I could sense the neighbourhood Blues were already beating a trial to my front door in celebration. However from the moment Gary Stevens carelessly rolled the ball to Ronnie Whelan in the 56th minute the fickle footballing gods had had a change of mind.
Within seconds the ball had been passed through Jan Molby, on to Ian Rush and was nestling in the back of the Everton net. Me and my mate Lee, who I was watching the game with, were five seconds later out in the street in unrestrainable celebration and relief.
We knew there and then that there could be only one outcome, as Liverpool didn’t lose when Rush scored. OK, so there could be two outcomes, but at the least we’d be heading into a replay, allowed five days to compose ourselves before we had to go through this all over again. Grobbelaar’s tip over the bar from Graeme Sharp’s header after a rush of blood from Alan Hansen apart, our confidence remained high and our blood pressure low, all the more so when just six minutes after Rush had drawn us level we were in front.
I loved Craig Johnston so much for that goal I was willing to give him our first goal that he’d attempted to rob on the goal line. It was still gut wrenching until Rush made it 3-1. The whole experience had been that first dawning of “why do I do this to myself?” There was even a feeling that I never wanted to go through it ever again. Happy to stick with the routine jobs of winning league titles and League Cups.
The game has moved on in the last three decades and the FA Cup sadly means much less to football in general now. Cup final week has been condensed. The final took place yesterday and in many respects it was invisible compared to how it was with many footie fans preferring the Barcelona vs Atletico Madrid title decider in La Liga instead.

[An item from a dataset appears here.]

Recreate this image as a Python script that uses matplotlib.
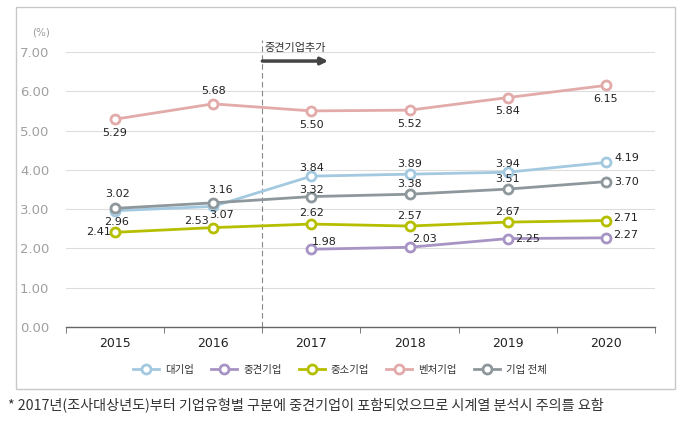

Unthinkable from the game that used to bring a nation to a standstill, and that desperate 12 year old I used to be would hate to find out about the ‘meh’ attitude he grew into as a near 40 year old.
Hull City tried to bring some romance to the occasion, just like when Wigan turned over Manchester City. But if there’s still life in the FA Cup, it’s a life more ordinary compared to how it was.